Civil rights icon Rep. John Lewis, Democrats introduce bill to restore Voting Rights Act
There are forces trying to "take us back to another time,” Rep. John Lewis said.
On March 7, 1965, a 25-year-old future congressman participating in a civil rights march was beaten so badly by Alabama state troopers, his skull was fractured and he was nearly killed.
Decades later, Rep. John Lewis, a Georgia Democrat has now served 17 terms in the House of Representatives and is widely celebrated as one of America’s foremost civil rights leaders.
As congressional Democrats re-introduced a bill Tuesday that seeks to restore the Voting Rights Act of 1965, Lewis remembered the civil rights era, warning that “there are forces in America today trying to take us back to another time.”
Alabama Democratic Rep. Terri Sewell, who Lewis calls “my homegirl,” is the leading author of the Voting Rights Advancement Act. She says her bill, which has more than 200 Democratic cosponsors, will “put the teeth” back into the Voting Rights Act – after the law was struck down by the Supreme Court in 2013.
That decision, Shelby County v. Holder, terminated the Voting Rights Act – ending federal preclearance for election changes in states with a history of voting rights violations. The court, however, encouraged lawmakers to rewrite the law if it wanted to try again.
“They have been suppressing the right to vote, in the name of fraud, voter fraud, in the name of not having enough resources. They’re closing down polling locations, in the name of ostensibly making it fundamentally easier to vote. They are indeed making it harder to vote,” Sewell, D-Ala., said. “Currently, we have an environment that is hostile to doing what we can do to make it easier for people to vote. We have to acknowledge that too many states have gone unchecked.”
The bill would develop a new process to determine which states and localities with repeated voting rights violations since 1994 that would need to preclear changes to local election statues with the Justice Department.
“We’ve come too far, and made too much progress to go back,” Lewis, D-Ga., said, proudly throwing his support behind the Voting Rights Advancement Act. “With this piece of legislation, we will continue to go forward.”

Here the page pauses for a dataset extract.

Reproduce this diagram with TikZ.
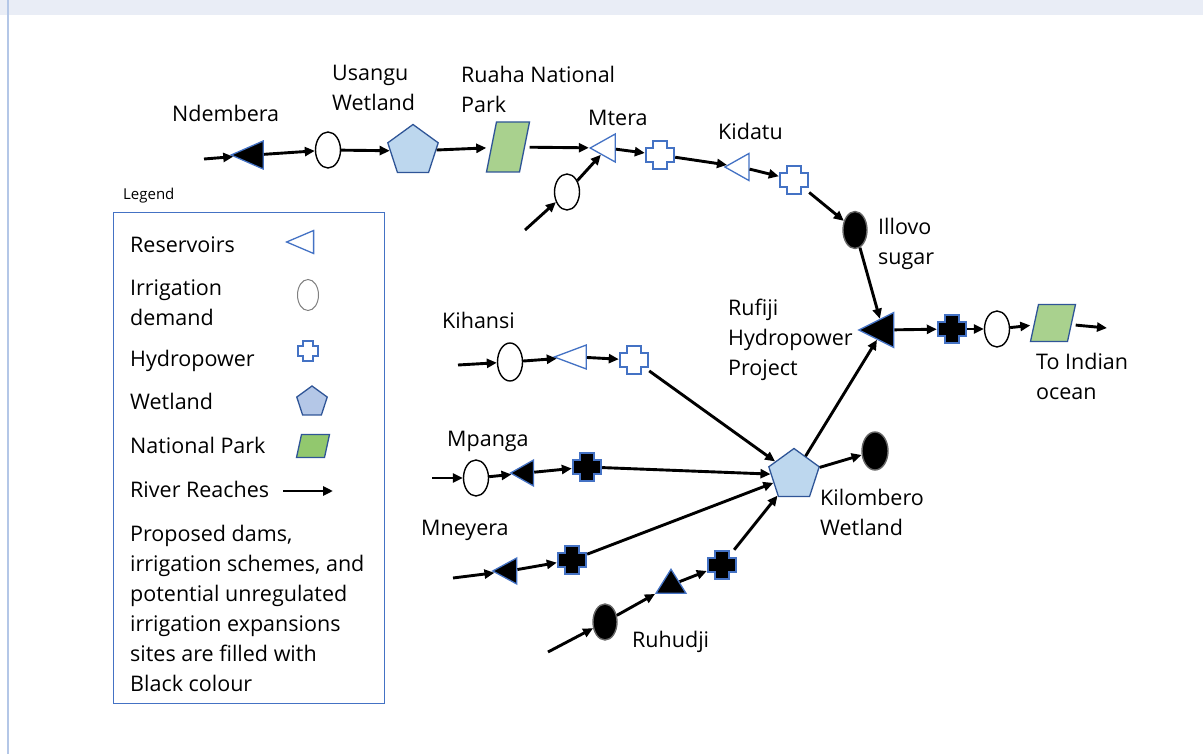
\documentclass[tikz,border=0pt]{standalone}
\usepackage{fontspec}
\setmainfont{Open Sans}
\usetikzlibrary{shapes.geometric,arrows.meta}

\definecolor{resblue}{RGB}{68,114,196}
\definecolor{wetedge}{RGB}{47,85,151}
\definecolor{wetfill}{RGB}{189,215,238}
\definecolor{parkgreen}{RGB}{169,209,142}
\definecolor{legblue}{RGB}{180,199,231}
\definecolor{leggreen}{RGB}{146,200,110}
\definecolor{bandcol}{RGB}{233,237,246}
\definecolor{framecol}{RGB}{180,199,231}

% hydropower cross: name, position, half size, fill
\newcommand{\hydro}[4]{%
  \node[hpbox, minimum size={2*#3+2}] (#1) at (#2) {};
  \draw[resblue, line width=1.3pt, fill=#4] ([shift={(-#3/2,-#3)}]#1.center)
    -- ++(#3,0) -- ++(0,#3/2) -- ++(#3/2,0) -- ++(0,#3) -- ++(-#3/2,0)
    -- ++(0,#3/2) -- ++(-#3,0) -- ++(0,-#3/2) -- ++(-#3/2,0) -- ++(0,-#3)
    -- ++(#3/2,0) -- cycle;}
% national park: name, position, width, height, slant, fill
\newcommand{\parkat}[6]{%
  \node[hpbox, minimum width=#3, minimum height=#4] (#1) at (#2) {};
  \draw[wetedge, line width=1.3pt, fill=#6] ([shift={(-#3/2,#4/2)}]#1.center)
    -- ++(#3-#5,0) -- ++(#5,-#4) -- ++(-#3+#5,0) -- cycle;}

\begin{document}
\begin{tikzpicture}[x=1pt, y=-1pt, font=\fontsize{21.5}{30}\selectfont,
  riv/.style={line width=2.9pt, -{Triangle[length=10pt,width=9pt]}},
  lbl/.style={inner sep=0pt, align=left, anchor=west},
  hpbox/.style={rectangle, inner sep=0pt},
  res/.style={isosceles triangle, isosceles triangle stretches, shape border rotate=180,
    draw=resblue, line width=1.3pt, fill=white, inner sep=0pt,
    minimum width=28pt, minimum height=25pt},
  resnew/.style={res, fill=black},
  irr/.style={ellipse, draw, line width=1.4pt, fill=white, inner sep=0pt,
    minimum width=25pt, minimum height=36pt},
  irrnew/.style={irr, fill=black, draw=black!60},
  wet/.style={regular polygon, regular polygon sides=5, draw=wetedge, fill=wetfill,
    line width=1.3pt, inner sep=0pt, minimum size=53pt}]

	\useasboundingbox (0,0) rectangle (1203,754);
	\fill[bandcol] (0,0) rectangle (1203,15);
	\draw[framecol, line width=1.5pt] (8,0) -- (8,754);

	% Great Ruaha
	\coordinate (nd0) at (204,159);
	\node[resnew, minimum width=28pt, minimum height=32pt] (ndem) at (254,155) {};
	\node[irr] (usirr) at (328,150) {};
	\node[wet] (usangu) at (413,151) {};
	\parkat{ruaha}{508,147}{43}{50}{10}{parkgreen}
	\node[res] (mtera) at (607,148) {};
	\coordinate (mt0) at (525,230);
	\node[irr] (mtirr) at (567,192) {};
	\hydro{mthp}{660,155}{14}{white}
	\node[res, minimum width=27pt, minimum height=24pt] (kidatu) at (741,167) {};
	\hydro{kdhp}{794,180}{14}{white}
	\node[irrnew, minimum width=24pt, minimum height=37pt] (illovo) at (855,230) {};

	% lower Rufiji
	\node[resnew, minimum width=35pt, minimum height=35pt] (rufiji) at (883,330) {};
	\hydro{rfhp}{952,329}{14}{black}
	\node[irr] (rfirr) at (997,329) {};
	\parkat{lowpark}{1053,323}{45}{37}{8}{parkgreen}
	\coordinate (out1) at (1107,328);

	% Kilombero
	\coordinate (ki0) at (458,365);
	\node[irr, minimum height=38pt] (kiirr) at (510,362) {};
	\node[res, minimum width=24pt, minimum height=32pt] (kihres) at (578,357) {};
	\hydro{kihp}{634,360}{14}{white}
	\coordinate (mp0) at (432,478);
	\node[irr] (mpirr) at (476,478) {};
	\node[resnew, minimum width=26pt, minimum height=23pt] (mpres) at (526,473) {};
	\hydro{mphp}{587,467}{14}{black}
	\node[wet] (kilo) at (794,475) {};
	\node[irrnew, minimum width=26pt, minimum height=38pt] (kiloirr) at (875,451) {};
	\coordinate (mn0) at (453,578);
	\node[resnew, shape border rotate=189, minimum width=26pt, minimum height=24pt] (mnres) at (509,571) {};
	\hydro{mnhp}{572,560}{14}{black}
	\coordinate (ru0) at (548,652);
	\node[irrnew, minimum width=24pt, minimum height=36pt] (ruirr) at (605,622) {};
	\node[resnew, shape border rotate=90, minimum width=30pt, minimum height=24pt] (rures) at (671,585) {};
	\hydro{ruhp}{722,565}{14}{black}

	\draw[riv] (nd0) -- (ndem);
	\draw[riv] (ndem) -- (usirr);
	\draw[riv] (usirr) -- (usangu);
	\draw[riv] (usangu) -- (ruaha);
	\draw[riv] (ruaha) -- (mtera);
	\draw[riv] (mt0) -- (mtirr);
	\draw[riv] (mtirr) -- (mtera);
	\draw[riv] (mtera) -- (mthp);
	\draw[riv] (mthp) -- (kidatu);
	\draw[riv] (kidatu) -- (kdhp);
	\draw[riv] (kdhp) -- (illovo);
	\draw[riv] (illovo) -- (rufiji);
	\draw[riv] (rufiji) -- (rfhp);
	\draw[riv] (rfhp) -- (rfirr);
	\draw[riv] (rfirr) -- (lowpark);
	\draw[riv] (lowpark) -- (out1);
	\draw[riv] (ki0) -- (kiirr);
	\draw[riv] (kiirr) -- (kihres);
	\draw[riv] (kihres) -- (kihp);
	\draw[riv] (kihp) -- (kilo);
	\draw[riv] (mp0) -- (mpirr);
	\draw[riv] (mpirr) -- (mpres);
	\draw[riv] (mpres) -- (mphp);
	\draw[riv] (mphp) -- (kilo);
	\draw[riv] (mn0) -- (mnres);
	\draw[riv] (mnres) -- (mnhp);
	\draw[riv] (mnhp) -- (kilo);
	\draw[riv] (ru0) -- (ruirr);
	\draw[riv] (ruirr) -- (rures);
	\draw[riv] (rures) -- (ruhp);
	\draw[riv] (ruhp) -- (kilo);
	\draw[riv] (kilo) -- (kiloirr);
	\draw[riv] (kilo) -- (rufiji);

	% labels
	\node[lbl] (tndem) at (172,113) {Ndembera};
	\node[lbl] (tusangu) at (332,88) {Usangu\\Wetland};
	\node[lbl] (truaha) at (461,89) {Ruaha National\\Park};
	\node[lbl] (tmtera) at (588,118) {Mtera};
	\node[lbl] (tkidatu) at (718,131) {Kidatu};
	\node[lbl] (tillovo) at (878,244) {Illovo\\sugar};
	\node[lbl] (trufiji) at (728,340) {Rufiji\\Hydropower\\Project};
	\node[lbl] (tout) at (1036,376) {To Indian\\ocean};
	\node[lbl] (tkihansi) at (442,320) {Kihansi};
	\node[lbl] (tmpanga) at (447,441) {Mpanga};
	\node[lbl] (tkilo) at (820,512) {Kilombero\\Wetland};
	\node[lbl] (tmneyera) at (421,530) {Mneyera};
	\node[lbl] (truhudji) at (632,642) {Ruhudji};

	% legend
	\node[lbl, font=\fontsize{15}{18}\selectfont] (legend) at (123,196) {Legend};
	\draw[resblue, line width=1pt] (113,213) rectangle (384,703);
	\node[lbl] (lres) at (130,245) {Reservoirs};
	\node[res, minimum width=23pt, minimum height=27pt] (kres) at (306,242) {};
	\node[lbl] (lirr) at (130,303) {Irrigation\\demand};
	\node[irr, draw=gray, line width=1pt, minimum width=21pt, minimum height=31pt] (kirr) at (308,295) {};
	\node[lbl] (lhp) at (130,361) {Hydropower};
	\hydro{khp}{308,351}{10}{white}
	\node[lbl] (lwet) at (130,401) {Wetland};
	\node[wet, minimum size=32pt, fill=legblue] (kwet) at (312,402) {};
	\node[lbl] (lpark) at (130,445) {National Park};
	\parkat{kpark}{313,446}{33}{23}{5}{leggreen}
	\node[lbl] (lriv) at (130,489) {River Reaches};
	\coordinate (kriv0) at (283,491);
	\coordinate (kriv1) at (333,491);
	\draw[riv] (kriv0) -- (kriv1);
	\node[lbl] (lnote) at (130,608) {Proposed dams,\\irrigation schemes, and\\potential unregulated\\irrigation expansions\\sites are filled with\\Black colour};
\end{tikzpicture}
\end{document}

Sewell had introduced the legislation for the past two congresses, and while Democrats have now recaptured the House majority, the bill is unlikely to be enacted into law.
Nevertheless, House Speaker Nancy Pelosi and Senate Minority Leader Chuck Schumer touted the effort.
“For over 50 years, as we know, the Voting Rights Act has enshrined into the law the sacred right to be heard at the ballot box and now it is under threat,” House Speaker Nancy Pelosi, D-Calif., said. “We must finish the long march to progress, passing H.R. 4 to protect the ballot and advance justice for all.”
Schumer called the 2013 Shelby ruling one of the three worst decisions of the Roberts Court.
“There is nothing more bedrock in America than the right to vote,” Schumer, D-N.Y., said. “There is nothing more despicable in America than trying to deny that right to vote, and that’s what too many have done in too many places – not 50 years ago, and not 10 years ago – but right now as we speak.”
As the 54th anniversary of the first Selma to Montgomery voting rights march approaches next month, Lewis will lead lawmakers back to Selma this weekend to make the annual “Bloody Sunday” march across the Edmund Pettus Bridge to Montgomery.
“Voting access is the key to equality in our democracy. The size of your wallet, the number on your zip code shouldn’t matter,” Lewis said. “The action of government effects every American so every citizen should have an equal voice.”
“We all count!” Lewis exclaimed. “It doesn’t matter whether you’re black, or white, Latino, Asian-American or Native American. We are one people. We are one family. We all live in the same house – the American house.”